- Born: Levi Petrus Borgstrom 7 November 1919 Lycksele, Sweden
- Died: 25 July 2001 (aged 81) Titirangi, New Zealand
- Known for: Woodturning, carving

= Levi Borgstrom =

Swedish-New Zealand carver

Levi Petrus Borgstrom (7 November 1919 – 25 July 2001) was a Swedish-New Zealand carver.

==Early life==
Borgstrom was born in Lycksele, Sweden in 1919. As a teenager, he began using his father's tools to carve wooden cutlery and crockery and was strongly influenced by Saami and Norrland settler culture. His career was largely focused upon spoon carving.

==Career==
In 1951, he moved to New Zealand and began incorporating New Zealand resources into his Scandinavian-influenced works. He used New Zealand and introduced timbers in his works, including kōwhai, tānekaha, akeake, rewarewa, mānuka, macrocarpa, cherry wood, privet, mangrove, and silky oak.
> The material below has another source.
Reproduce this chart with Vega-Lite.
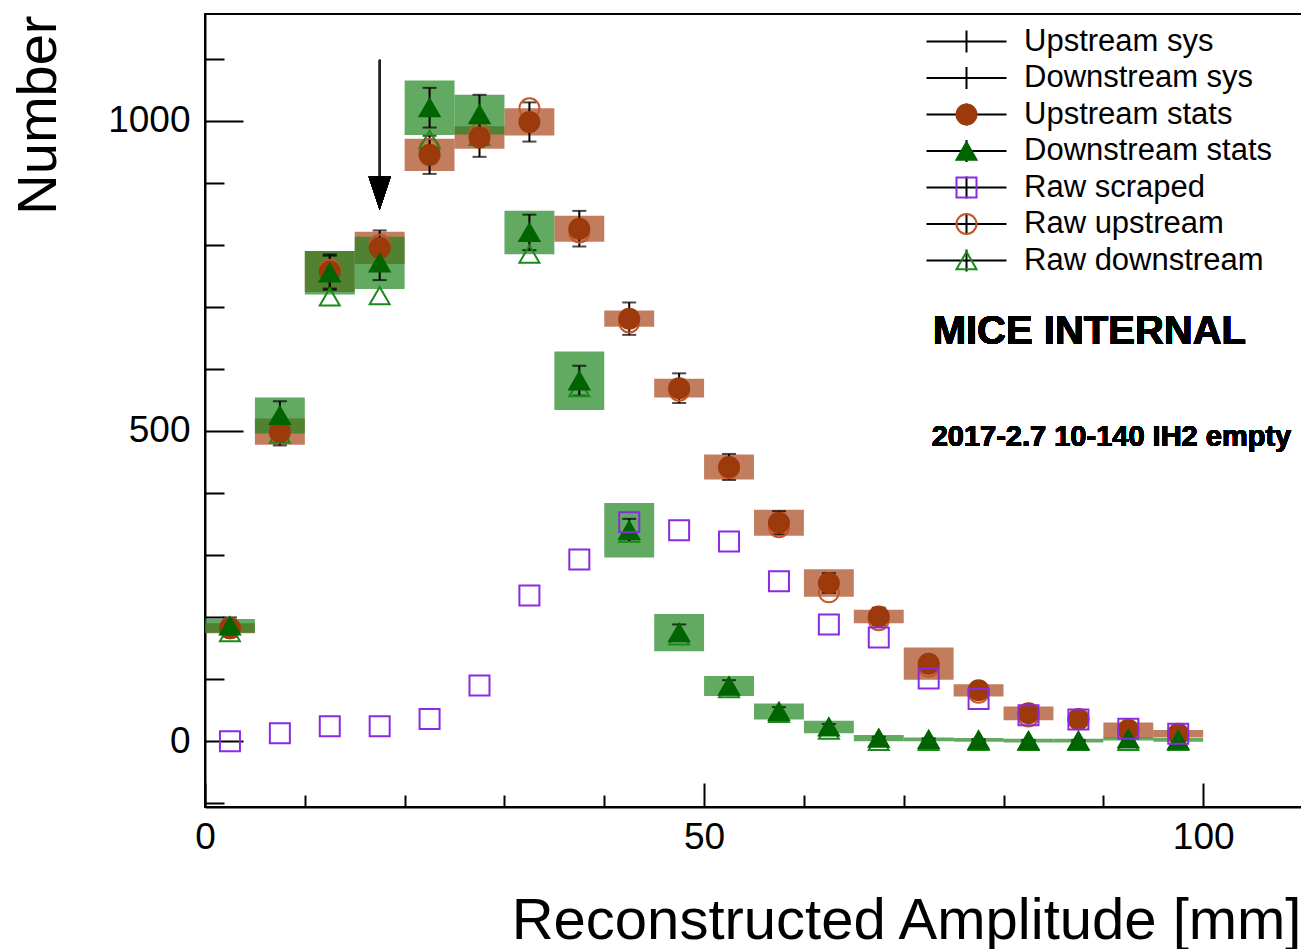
{
  "$schema": "https://vega.github.io/schema/vega-lite/v6.json",
  "width": 1097,
  "height": 793,
  "autosize": {"type": "none"},
  "padding": {"left": 205, "top": 14, "right": 0, "bottom": 142},
  "background": "white",
  "config": {
    "view": {"stroke": "black", "strokeWidth": 2},
    "font": "Liberation Sans",
    "axis": {"grid": false, "labelFont": "Liberation Sans", "titleFont": "Liberation Sans", "labelColor": "black", "titleColor": "black"},
    "legend": {"labelFont": "Liberation Sans", "labelColor": "black"}
  },
  "data": {
    "values": [
      {"x": 2.5, "up": 182, "upStat": 13.5, "upSys": 8, "dn": 186, "dnStat": 13.6, "dnSys": 11, "rawS": 0, "rawU": 182, "rawD": 175},
      {"x": 7.5, "up": 499, "upStat": 22.3, "upSys": 21, "dn": 525, "dnStat": 22.9, "dnSys": 29, "rawS": 13, "rawU": 497, "rawD": 495},
      {"x": 12.5, "up": 757, "upStat": 27.5, "upSys": 33, "dn": 755, "dnStat": 27.5, "dnSys": 35, "rawS": 24, "rawU": 760, "rawD": 716},
      {"x": 17.5, "up": 795, "upStat": 28.2, "upSys": 26, "dn": 771, "dnStat": 27.8, "dnSys": 42, "rawS": 24, "rawU": 800, "rawD": 718},
      {"x": 22.5, "up": 945, "upStat": 30.7, "upSys": 26, "dn": 1021, "dnStat": 32, "dnSys": 44, "rawS": 36, "rawU": 955, "rawD": 970},
      {"x": 27.5, "up": 973, "upStat": 31.2, "upSys": 18, "dn": 1010, "dnStat": 31.8, "dnSys": 32, "rawS": 90, "rawU": 980, "rawD": 975},
      {"x": 32.5, "up": 998, "upStat": 31.6, "upSys": 22, "dn": 820, "dnStat": 28.6, "dnSys": 35, "rawS": 235, "rawU": 1020, "rawD": 785},
      {"x": 37.5, "up": 826, "upStat": 28.7, "upSys": 21, "dn": 581, "dnStat": 24.1, "dnSys": 47, "rawS": 293, "rawU": 820, "rawD": 570},
      {"x": 42.5, "up": 681, "upStat": 26.1, "upSys": 13, "dn": 340, "dnStat": 18.4, "dnSys": 44, "rawS": 353, "rawU": 675, "rawD": 335},
      {"x": 47.5, "up": 569, "upStat": 23.9, "upSys": 15, "dn": 175, "dnStat": 13.2, "dnSys": 30, "rawS": 340, "rawU": 565, "rawD": 170},
      {"x": 52.5, "up": 442, "upStat": 21, "upSys": 20, "dn": 89, "dnStat": 9.4, "dnSys": 16, "rawS": 322, "rawU": 440, "rawD": 85},
      {"x": 57.5, "up": 352, "upStat": 18.8, "upSys": 21, "dn": 48, "dnStat": 6.9, "dnSys": 13, "rawS": 258, "rawU": 345, "rawD": 45},
      {"x": 62.5, "up": 255, "upStat": 16, "upSys": 22, "dn": 23, "dnStat": 4.8, "dnSys": 10, "rawS": 188, "rawU": 240, "rawD": 18},
      {"x": 67.5, "up": 201, "upStat": 14.2, "upSys": 11, "dn": 5, "dnStat": 2.2, "dnSys": 5, "rawS": 167, "rawU": 195, "rawD": 0},
      {"x": 72.5, "up": 125, "upStat": 11.2, "upSys": 26, "dn": 3, "dnStat": 1.7, "dnSys": 3, "rawS": 101, "rawU": 120, "rawD": 0},
      {"x": 77.5, "up": 82, "upStat": 9.1, "upSys": 10, "dn": 2, "dnStat": 1.4, "dnSys": 3, "rawS": 68, "rawU": 78, "rawD": 0},
      {"x": 82.5, "up": 45, "upStat": 6.7, "upSys": 11, "dn": 1, "dnStat": 1, "dnSys": 3, "rawS": 42, "rawU": 40, "rawD": 0},
      {"x": 87.5, "up": 36, "upStat": 6, "upSys": 0, "dn": 1, "dnStat": 1, "dnSys": 3, "rawS": 35, "rawU": 35, "rawD": 0},
      {"x": 92.5, "up": 18, "upStat": 4.2, "upSys": 12, "dn": 4, "dnStat": 2, "dnSys": 3, "rawS": 20, "rawU": 18, "rawD": 0},
      {"x": 97.5, "up": 12, "upStat": 3.5, "upSys": 6, "dn": 2, "dnStat": 1.4, "dnSys": 3, "rawS": 12, "rawU": 11, "rawD": 0}
    ]
  },
  "layer": [
    {
      "mark": {"type": "point", "opacity": 0},
      "encoding": {
        "x": {
          "field": "x", "type": "quantitative", "title": "Reconstructed Amplitude [mm]",
          "scale": {"domain": [0, 109.9], "nice": false, "zero": false},
          "axis": {
            "values": [0, 10, 20, 30, 40, 50, 60, 70, 80, 90, 100],
            "format": "d",
            "labelExpr": "datum.value % 50 === 0 ? datum.label : ''",
            "labelFlush": false, "labelOverlap": false, "grid": false,
            "tickSize": {"condition": {"test": "datum.value % 50 === 0", "value": -24}, "value": -12},
            "tickColor": "black", "tickWidth": 2,
            "domainColor": "black", "domainWidth": 2,
            "labelFontSize": 37, "labelPadding": 36,
            "title": "Reconstructed Amplitude [mm]",
            "titleFontSize": 58, "titleFontWeight": "normal",
            "titleAnchor": "end", "titleAlign": "right", "titleBaseline": "alphabetic",
            "titleX": 1096, "titleY": 131
          }
        },
        "y": {
          "field": "up", "type": "quantitative", "title": "Number",
          "scale": {"domain": [-106, 1172], "nice": false, "zero": false},
          "axis": {
            "values": [-100, 0, 100, 200, 300, 400, 500, 600, 700, 800, 900, 1000, 1100],
            "format": "d",
            "labelExpr": "datum.value % 500 === 0 ? datum.label : ''",
            "labelFlush": false, "labelOverlap": false, "grid": false,
            "tickSize": {"condition": {"test": "datum.value % 500 === 0", "value": -38}, "value": -19},
            "tickColor": "black", "tickWidth": 2,
            "domainColor": "black", "domainWidth": 2,
            "labelFontSize": 37, "labelPadding": 53,
            "title": "Number",
            "titleFontSize": 56, "titleFontWeight": "normal",
            "titleAngle": -90, "titleAnchor": "end", "titleAlign": "right", "titleBaseline": "middle",
            "titleX": -167, "titleY": 1
          }
        }
      }
    },
    {
      "mark": {"type": "errorbar", "ticks": false, "color": "#a8441a", "rule": {"strokeWidth": 49.9, "opacity": 0.7}},
      "encoding": {
        "x": {"field": "x", "type": "quantitative", "title": "Reconstructed Amplitude [mm]"},
        "y": {"field": "up", "type": "quantitative", "title": "Number"},
        "yError": {"field": "upSys"}
      }
    },
    {
      "mark": {"type": "errorbar", "ticks": false, "color": "#1f841f", "rule": {"strokeWidth": 49.9, "opacity": 0.7}},
      "encoding": {
        "x": {"field": "x", "type": "quantitative", "title": "Reconstructed Amplitude [mm]"},
        "y": {"field": "dn", "type": "quantitative", "title": "Number"},
        "yError": {"field": "dnSys"}
      }
    },
    {
      "mark": {"type": "errorbar", "color": "black", "ticks": {"size": 14, "thickness": 2}, "rule": {"strokeWidth": 2}},
      "encoding": {
        "x": {"field": "x", "type": "quantitative", "title": "Reconstructed Amplitude [mm]"},
        "y": {"field": "up", "type": "quantitative", "title": "Number"},
        "xError": {"value": 2.5}
      }
    },
    {
      "mark": {"type": "errorbar", "color": "black", "ticks": {"size": 14, "thickness": 2}, "rule": {"strokeWidth": 2}},
      "encoding": {
        "x": {"field": "x", "type": "quantitative", "title": "Reconstructed Amplitude [mm]"},
        "y": {"field": "dn", "type": "quantitative", "title": "Number"},
        "xError": {"value": 2.5}
      }
    },
    {
      "mark": {"type": "errorbar", "color": "black", "ticks": {"size": 14, "thickness": 2}, "rule": {"strokeWidth": 2}},
      "encoding": {
        "x": {"field": "x", "type": "quantitative", "title": "Reconstructed Amplitude [mm]"},
        "y": {"field": "up", "type": "quantitative", "title": "Number"},
        "yError": {"field": "upStat"}
      }
    },
    {
      "mark": {"type": "errorbar", "color": "black", "ticks": {"size": 14, "thickness": 2}, "rule": {"strokeWidth": 2}},
      "encoding": {
        "x": {"field": "x", "type": "quantitative", "title": "Reconstructed Amplitude [mm]"},
        "y": {"field": "dn", "type": "quantitative", "title": "Number"},
        "yError": {"field": "dnStat"}
      }
    },
    {
      "data": {"values": []},
      "mark": {"type": "point", "filled": false, "shape": "M-4,0L4,0M0,-1.1L0,1.1"},
      "encoding": {
        "color": {
          "datum": "Upstream sys", "type": "nominal",
          "scale": {
            "domain": ["Upstream sys", "Downstream sys", "Upstream stats", "Downstream stats", "Raw scraped", "Raw upstream", "Raw downstream"],
            "range": ["black", "black", "black", "black", "black", "black", "black"]
          },
          "legend": {
            "title": null, "orient": "none", "legendX": 746, "legendY": 12, "padding": 0,
            "symbolType": "M-4,0L4,0M0,-1.1L0,1.1", "symbolSize": 400, "symbolStrokeWidth": 2,
            "symbolStrokeColor": "black", "symbolFillColor": "transparent", "symbolOpacity": 1,
            "labelFontSize": 31, "labelOffset": 42, "labelLimit": 0, "rowPadding": 4.5
          }
        }
      }
    },
    {
      "transform": [{"fold": ["rawU", "rawD", "up", "dn", "rawS"], "as": ["series", "val"]}],
      "mark": {"type": "point", "size": 400, "strokeWidth": 2, "opacity": 1},
      "encoding": {
        "x": {"field": "x", "type": "quantitative", "title": "Reconstructed Amplitude [mm]"},
        "y": {"field": "val", "type": "quantitative", "title": "Number"},
        "shape": {
          "field": "series", "type": "nominal",
          "scale": {
            "domain": ["usys", "dsys", "up", "dn", "rawS", "rawU", "rawD"],
            "range": ["circle", "circle", "circle", "triangle-up", "square", "circle", "triangle-up"]
          },
          "legend": {
            "title": null, "orient": "none", "legendX": 746, "legendY": 12, "padding": 0,
            "symbolSize": 400, "symbolStrokeWidth": 2, "symbolOpacity": 1,
            "labelFontSize": 31, "labelOffset": 42, "labelLimit": 0, "rowPadding": 4.5, "labelOpacity": 0
          }
        },
        "fill": {
          "field": "series", "type": "nominal",
          "scale": {
            "domain": ["usys", "dsys", "up", "dn", "rawS", "rawU", "rawD"],
            "range": ["transparent", "transparent", "#9c3a0c", "#006400", "transparent", "transparent", "transparent"]
          },
          "legend": {
            "title": null, "orient": "none", "legendX": 746, "legendY": 12, "padding": 0,
            "symbolSize": 400, "symbolStrokeWidth": 2, "symbolOpacity": 1,
            "labelFontSize": 31, "labelOffset": 42, "labelLimit": 0, "rowPadding": 4.5, "labelOpacity": 0
          }
        },
        "stroke": {
          "field": "series", "type": "nominal",
          "scale": {
            "domain": ["usys", "dsys", "up", "dn", "rawS", "rawU", "rawD"],
            "range": ["transparent", "transparent", "#9c3a0c", "#006400", "#8a2be2", "#c4562a", "#1a8a1a"]
          },
          "legend": {
            "title": null, "orient": "none", "legendX": 746, "legendY": 12, "padding": 0,
            "symbolSize": 400, "symbolStrokeWidth": 2, "symbolOpacity": 1,
            "labelFontSize": 31, "labelOffset": 42, "labelLimit": 0, "rowPadding": 4.5, "labelOpacity": 0
          }
        }
      }
    },
    {
      "mark": {"type": "rule", "color": "#222222", "strokeWidth": 1.5},
      "encoding": {
        "x": {"datum": 17.5, "type": "quantitative", "title": "Reconstructed Amplitude [mm]"},
        "y": {"datum": 1098, "type": "quantitative", "title": "Number"},
        "y2": {"datum": 905}
      }
    },
    {
      "mark": {"type": "point", "shape": "M-1,-1.5L1,-1.5L0,1.5Z", "size": 484, "filled": true, "color": "black", "opacity": 1},
      "encoding": {
        "x": {"datum": 17.5, "type": "quantitative", "title": "Reconstructed Amplitude [mm]"},
        "y": {"datum": 883, "type": "quantitative", "title": "Number"}
      }
    },
    {
      "mark": {"type": "text", "text": "MICE INTERNAL", "font": "Liberation Sans", "fontSize": 40, "fontWeight": "bold", "align": "left", "baseline": "middle", "color": "black"},
      "encoding": {
        "x": {"datum": 72.9, "type": "quantitative", "title": "Reconstructed Amplitude [mm]"},
        "y": {"datum": 659, "type": "quantitative", "title": "Number"}
      }
    },
    {
      "mark": {"type": "text", "text": "2017-2.7 10-140 IH2 empty", "font": "Liberation Sans", "fontSize": 29, "fontWeight": "bold", "align": "left", "baseline": "middle", "color": "black"},
      "encoding": {
        "x": {"datum": 72.8, "type": "quantitative", "title": "Reconstructed Amplitude [mm]"},
        "y": {"datum": 490, "type": "quantitative", "title": "Number"}
      }
    }
  ]
}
Borgstrom worked by drawing a design on a piece of wood and roughly creating the shape using a Scandinavian bow saw. He would then use knives and chisels to further refine the carving, followed by work with files and rasps. The final stages of creating a spoon included sanding, waxing and oiling.

==Collections==
His work is held in the collection of the Auckland War Memorial Museum and the Powerhouse Museum in Sydney, Australia.